Colorado Crop Progress Report – Week Ending June 23

AGRICULTURAL SUMMARY: Widespread precipitation in several areas of the state limited fieldwork last week, according to the Mountain Region Field Office of the National Agricultural Statistics Service, USDA. Crop development and emergence continued to lag behind the average due to cool temperatures. In northwestern counties, significant snowfall was reported in the high country. A reporter mentioned subsequent irrigation supplies should remain strong. Rangeland grass was in need of warmer weather to promote growth. In northeastern counties, dryland crops and rangeland benefitted from varying amounts of moisture. A reporter mentioned conditions were ideal for wheat grain fill, but more heat units were needed to bring winter wheat to maturity. Rain and cool temperatures last week slowed crop development and hindered alfalfa hay harvest. East central county reporters also noted significant precipitation and cool temperatures delayed fieldwork and kept crop growth behind. A reporter in Adams County noted low levels of wheat stripe rust were found. In the San Luis Valley, scattered moisture was reported last week along with isolated hail. First cutting of alfalfa was progressing well. A reporter mentioned conditions were outstanding for barley stooling and the crop was rated in mostly good to excellent condition. Potato emergence and development remained behind, with plants still emerging in late-planted fields.
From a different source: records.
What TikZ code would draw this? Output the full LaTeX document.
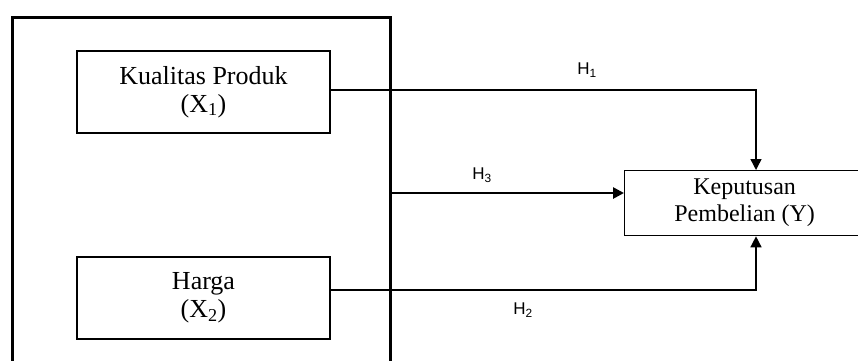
\documentclass[tikz,border=0pt]{standalone}
\usepackage{fontspec}
\setmainfont{Liberation Serif}
\newfontfamily\hfont{Liberation Sans}
\usetikzlibrary{arrows.meta,positioning}
\begin{document}
\begin{tikzpicture}[x=1pt,y=-1pt,
  varbox/.style={draw, line width=1.3pt, minimum width=253pt, minimum height=82pt,
    align=center, inner sep=0pt, font=\fontsize{26}{30}\selectfont},
  ybox/.style={draw, line width=1.3pt, minimum width=240pt, minimum height=65pt,
    align=center, inner sep=0pt, font=\fontsize{24}{27}\selectfont, anchor=north west},
  frame/.style={draw, line width=2.6pt, minimum width=378pt, minimum height=380pt,
    anchor=north west, inner sep=0pt},
  hlab/.style={font=\hfont\fontsize{17}{18}\selectfont, inner sep=0pt},
  link/.style={line width=1.4pt},
  tip/.style={-{Triangle[length=11pt,width=11pt]}},
]
\useasboundingbox (0,0) rectangle (858,360);

% outer grouping frame (its bottom edge runs past the page)
\node[frame] (grp) at (11,16) {};

% independent variables
\node[varbox] (x1) at (203.5,92) {Kualitas Produk\\[-2pt](X\textsubscript{1})};
\node[varbox] (x2) at (203.5,298) {Harga\\[-2pt](X\textsubscript{2})};

% dependent variable (runs past the right edge)
\node[ybox] (y) at (624,170) {Keputusan\\Pembelian (Y)};

% corner points of the routed links
\coordinate (c1) at (756,90);
\coordinate (c2) at (756,290);
\coordinate (g3) at (grp.east |- 0,193);

% hypotheses
\draw[link,tip] (x1.east |- c1) -- (c1) -- (c1 |- y.north);
\draw[link,tip] (x2.east |- c2) -- (c2) -- (c2 |- y.south);
\draw[line width=2.6pt,tip] (g3) -- (y.west |- g3);

\node[hlab] (h1) at (587,70) {H\textsubscript{1}};
\node[hlab] (h3) at (482,175) {H\textsubscript{3}};
\node[hlab] (h2) at (523,310) {H\textsubscript{2}};
\end{tikzpicture}
\end{document}
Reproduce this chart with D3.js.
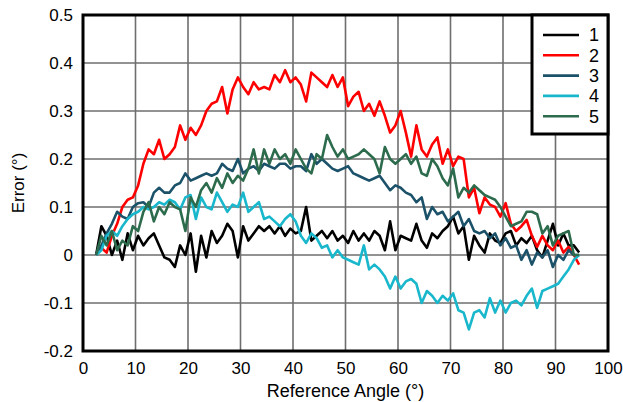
<!DOCTYPE html>
<html><head><meta charset="utf-8">
<script src="https://cdn.jsdelivr.net/npm/d3@7/dist/d3.min.js"></script>
<style>body{margin:0;background:#fff}svg{display:block}text{font-family:"Liberation Sans",Arial,sans-serif}</style>
</head><body>
<svg id="c" width="623" height="402"></svg>
<script>
const angles = d3.range(2.5, 95, 1);
const s1 = [0.00,0.06,0.04,0.00,0.03,-0.01,0.045,0.01,0.04,0.02,0.035,0.045,0.02,-0.005,-0.01,-0.025,0.02,0.00,0.045,-0.035,0.04,-0.005,0.05,0.025,0.04,0.065,0.05,-0.005,0.06,0.03,0.045,0.06,0.05,0.06,0.045,0.06,0.04,0.055,0.045,0.05,0.1,0.03,0.04,0.05,0.035,0.05,0.03,0.04,0.025,0.05,0.03,0.045,0.03,0.05,0.04,0.01,0.07,0.01,0.04,0.035,0.03,0.065,0.03,0.015,0.045,0.035,0.05,0.06,0.08,0.045,0.06,-0.01,0.04,0.02,0.005,0.045,0.03,0.025,0.045,0.05,0.02,0.035,0.025,0.04,0.01,-0.005,0.03,0.065,0.02,0.045,0.02,0.02,0.005];
const s2 = [0.0,0.015,0.005,0.04,0.065,0.1,0.115,0.12,0.145,0.19,0.22,0.21,0.24,0.2,0.21,0.225,0.27,0.24,0.265,0.25,0.27,0.3,0.315,0.32,0.35,0.295,0.345,0.37,0.35,0.335,0.36,0.345,0.35,0.345,0.375,0.36,0.385,0.36,0.37,0.355,0.32,0.38,0.37,0.36,0.35,0.375,0.35,0.37,0.31,0.33,0.34,0.3,0.315,0.29,0.32,0.29,0.255,0.27,0.3,0.255,0.205,0.27,0.22,0.205,0.23,0.245,0.19,0.22,0.185,0.205,0.2,0.12,0.14,0.087,0.12,0.105,0.1,0.08,0.108,0.065,0.05,0.06,0.073,0.04,0.017,0.04,0.02,0.01,0.03,0.005,0.017,0.0,-0.02];
const s3 = [0.0,0.02,0.045,0.065,0.09,0.08,0.075,0.1,0.108,0.11,0.1,0.13,0.14,0.13,0.13,0.145,0.15,0.17,0.155,0.16,0.165,0.17,0.165,0.17,0.19,0.18,0.175,0.2,0.17,0.18,0.185,0.175,0.19,0.185,0.18,0.19,0.19,0.18,0.185,0.185,0.175,0.21,0.19,0.2,0.19,0.18,0.175,0.18,0.185,0.17,0.165,0.16,0.155,0.16,0.165,0.15,0.135,0.145,0.14,0.13,0.125,0.11,0.12,0.075,0.1,0.085,0.09,0.07,0.08,0.09,0.06,0.075,0.05,0.045,0.05,0.035,0.045,0.02,0.035,0.015,0.02,-0.01,0.01,-0.02,0.005,-0.005,0.01,-0.025,0.0,-0.01,0.01,0.0,0.0];
const s4 = [0.0,0.01,0.04,0.05,0.04,0.06,0.075,0.085,0.09,0.1,0.095,0.1,0.11,0.105,0.115,0.11,0.095,0.12,0.125,0.075,0.12,0.1,0.095,0.13,0.11,0.09,0.105,0.1,0.13,0.09,0.1,0.11,0.075,0.08,0.07,0.06,0.075,0.085,0.07,0.04,0.025,0.045,0.035,0.015,0.02,-0.005,0.01,-0.005,-0.01,-0.015,-0.02,0.02,-0.03,-0.02,-0.03,-0.045,-0.07,-0.045,-0.07,-0.055,-0.05,-0.06,-0.1,-0.075,-0.085,-0.1,-0.085,-0.095,-0.08,-0.115,-0.12,-0.155,-0.12,-0.115,-0.13,-0.09,-0.12,-0.095,-0.12,-0.1,-0.095,-0.105,-0.085,-0.07,-0.11,-0.075,-0.07,-0.065,-0.06,-0.045,-0.03,-0.01,0.0];
const s5 = [0.0,0.04,0.02,0.05,0.01,0.03,0.02,0.06,0.05,0.09,0.11,0.07,0.1,0.085,0.11,0.1,0.095,0.05,0.12,0.1,0.135,0.15,0.13,0.16,0.14,0.17,0.15,0.165,0.155,0.18,0.22,0.17,0.22,0.19,0.22,0.2,0.21,0.19,0.22,0.2,0.18,0.17,0.21,0.2,0.25,0.225,0.205,0.22,0.2,0.205,0.21,0.22,0.21,0.2,0.17,0.225,0.2,0.19,0.2,0.21,0.19,0.205,0.17,0.165,0.2,0.185,0.16,0.145,0.18,0.12,0.14,0.13,0.145,0.135,0.125,0.12,0.115,0.1,0.08,0.06,0.065,0.07,0.09,0.09,0.085,0.045,0.06,0.02,0.04,0.045,0.05,0.0,0.0];
const seriesNames = ["1","2","3","4","5"];
const seriesColors = ["#000000","#ff0000","#1b5269","#19b7cc","#2d6b4d"];
const xTicks = [0,10,20,30,40,50,60,70,80,90,100];
const yTicks = [-0.2,-0.1,0,0.1,0.2,0.3,0.4,0.5];
const yTickLabels = ["-0.2","-0.1","0","0.1","0.2","0.3","0.4","0.5"];

const allSeries = [s1,s2,s3,s4,s5];
const svg = d3.select("#c");
const L = 83, R = 608, T = 15, B = 351;
const x = d3.scaleLinear().domain([0,100]).range([L,R]);
const y = d3.scaleLinear().domain([-0.2,0.5]).range([B,T]);

// grid
svg.append("g").selectAll("line").data(xTicks).join("line")
  .attr("x1",d=>x(d)).attr("x2",d=>x(d)).attr("y1",T).attr("y2",B)
  .attr("stroke","#6e6e6e").attr("stroke-width",1.6);
svg.append("g").selectAll("line").data(yTicks).join("line")
  .attr("x1",L).attr("x2",R).attr("y1",d=>y(d)).attr("y2",d=>y(d))
  .attr("stroke","#6e6e6e").attr("stroke-width",1.6);

// lines
const line = d3.line().x((d,i)=>x(angles[i])).y(d=>y(d));
allSeries.forEach((s,k)=>{
  svg.append("path").datum(s).attr("d",line).attr("fill","none")
    .attr("stroke",seriesColors[k]).attr("stroke-width",2.6).attr("stroke-linejoin","round");
});

// frame
svg.append("rect").attr("x",L).attr("y",T).attr("width",R-L).attr("height",B-T)
  .attr("fill","none").attr("stroke","#000").attr("stroke-width",3);

// axes
const xa = d3.axisBottom(x).tickValues(xTicks).tickSize(0).tickPadding(11);
const gx = svg.append("g").attr("transform",`translate(0,${B})`).call(xa);
gx.select(".domain").remove();
gx.selectAll("text").attr("font-size",17).attr("fill","#000").style("font-family","Liberation Sans, Arial, sans-serif");
const ya = d3.axisLeft(y).tickValues(yTicks).tickFormat((d,i)=>yTickLabels[i]).tickSize(0).tickPadding(10);
const gy = svg.append("g").attr("transform",`translate(${L},0)`).call(ya);
gy.select(".domain").remove();
gy.selectAll("text").attr("font-size",17).attr("fill","#000").style("font-family","Liberation Sans, Arial, sans-serif");

svg.append("text").attr("x",(L+R)/2).attr("y",397).attr("text-anchor","middle")
  .attr("font-size",18).text("Reference Angle (°)");
svg.append("text").attr("transform",`translate(24,${(T+B)/2}) rotate(-90)`).attr("text-anchor","middle")
  .attr("font-size",17).text("Error (°)");

// legend
const lg = svg.append("g");
lg.append("rect").attr("x",532).attr("y",T).attr("width",R-532).attr("height",119)
  .attr("fill","#fff").attr("stroke","#000").attr("stroke-width",3);
seriesNames.forEach((n,k)=>{
  const yy = 35 + k*20.3;
  lg.append("line").attr("x1",543).attr("x2",579).attr("y1",yy).attr("y2",yy)
    .attr("stroke",seriesColors[k]).attr("stroke-width",2.6);
  lg.append("text").attr("x",589).attr("y",yy).attr("dy","0.36em").attr("font-size",18).text(n);
});
</script>
</body></html>
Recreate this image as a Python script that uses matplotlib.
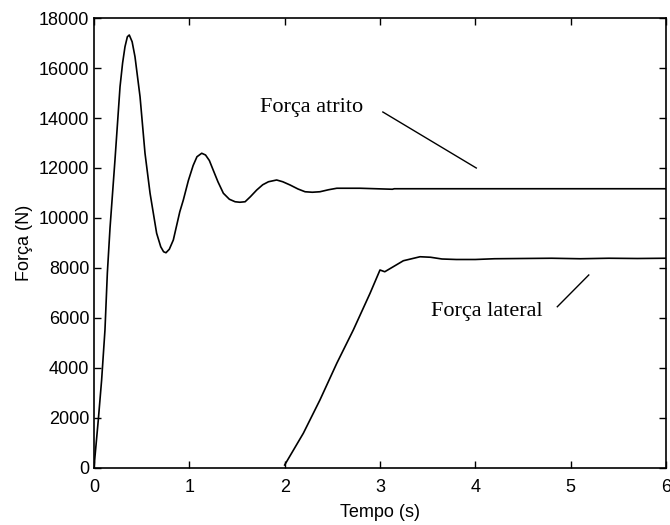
import matplotlib
matplotlib.use("Agg")
from matplotlib import pyplot as plt

# Força atrito (N) over time (s)
t_atrito = [0.0, 0.01, 0.045, 0.08, 0.115, 0.14, 0.168, 0.22, 0.273, 0.30, 0.325, 0.35,
            0.37, 0.40, 0.43, 0.483, 0.535, 0.588, 0.657, 0.70, 0.73, 0.755, 0.79,
            0.832, 0.90, 0.937, 0.99, 1.04, 1.08, 1.13, 1.17, 1.21, 1.25, 1.30, 1.357,
            1.42, 1.48, 1.53, 1.585, 1.64, 1.707, 1.77, 1.83, 1.916, 1.98, 2.057,
            2.14, 2.214, 2.29, 2.37, 2.46, 2.547, 2.79, 3.13, 3.15, 6.0]
f_atrito = [0, 450, 1920, 3520, 5520, 7800, 9600, 12320, 15250, 16200, 16850, 17250,
            17320, 17050, 16450, 14850, 12590, 10990, 9390, 8850, 8650, 8610, 8750,
            9120, 10250, 10720, 11500, 12100, 12450, 12590, 12520, 12300, 11920, 11450, 10990,
            10750, 10650, 10630, 10650, 10850, 11120, 11330, 11450, 11520, 11450, 11320,
            11160, 11050, 11030, 11050, 11130, 11190, 11190, 11150, 11170, 11170]

# Força lateral (N)
t_lateral = [2.0, 2.196, 2.37, 2.547, 2.72, 2.896, 3.0, 3.05, 3.245, 3.42, 3.53,
             3.65, 3.80, 4.00, 4.20, 4.50, 4.80, 5.10, 5.40, 5.70, 6.0]
f_lateral = [120, 1390, 2720, 4190, 5520, 6990, 7920, 7850, 8290, 8450, 8430,
             8360, 8340, 8340, 8370, 8380, 8390, 8370, 8390, 8380, 8390]

x_ticks = [0, 1, 2, 3, 4, 5, 6]
y_ticks = [0, 2000, 4000, 6000, 8000, 10000, 12000, 14000, 16000, 18000]

plt.rcParams['font.family'] = ['Liberation Sans', 'DejaVu Sans']

fig = plt.figure(figsize=(6.7, 5.25), dpi=100)
ax = fig.add_axes([0.1403, 0.1086, 0.8537, 0.8571])

ax.plot(t_atrito, f_atrito, color='black', linewidth=1.2)
ax.plot(t_lateral, f_lateral, color='black', linewidth=1.2)

ax.set_xlim(0, 6)
ax.set_ylim(0, 18000)
ax.set_xticks(x_ticks)
ax.set_yticks(y_ticks)
ax.tick_params(direction='in', length=5, width=1, top=True, right=True, labelsize=13)
ax.tick_params(axis='x', pad=8)
for s in ax.spines.values():
    s.set_linewidth(1.2)

ax.set_xlabel("Tempo (s)", fontsize=13, labelpad=6)
ax.set_ylabel("Força (N)", fontsize=13)

# annotations
ax.text(1.74, 14440, "Força atrito", family='Liberation Serif', fontsize=16,
        ha='left', va='center')
ax.plot([3.03, 4.01], [14240, 12000], color='black', linewidth=1)
ax.text(3.54, 6240, "Força lateral", family='Liberation Serif', fontsize=16,
        ha='left', va='center')
ax.plot([4.86, 5.19], [6450, 7720], color='black', linewidth=1)

fig.savefig("out.png", dpi=100)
Reporters noted nighttime temperatures dropped near or below freezing last week. Livestock were reportedly in good condition and being moved to mountain pastures. In southeastern counties, damaging hail was reported on Saturday and producers were assessing crop conditions. A reporter noted more rain was received last week with up to 4 inches reported in one locality. Alfalfa hay condition was noted as poor due to unfavorable timing of moisture during harvest. A reporter noted oats were being cut for forage last week. Statewide, stored feed supplies were rated 6 percent very short, 27 percent short, 60 percent adequate, and 7 percent surplus. Sheep death loss was 1 percent heavy, 86 percent average, and 13 percent light. Cattle death loss was 1 percent heavy, 92 percent average, and 7 percent light.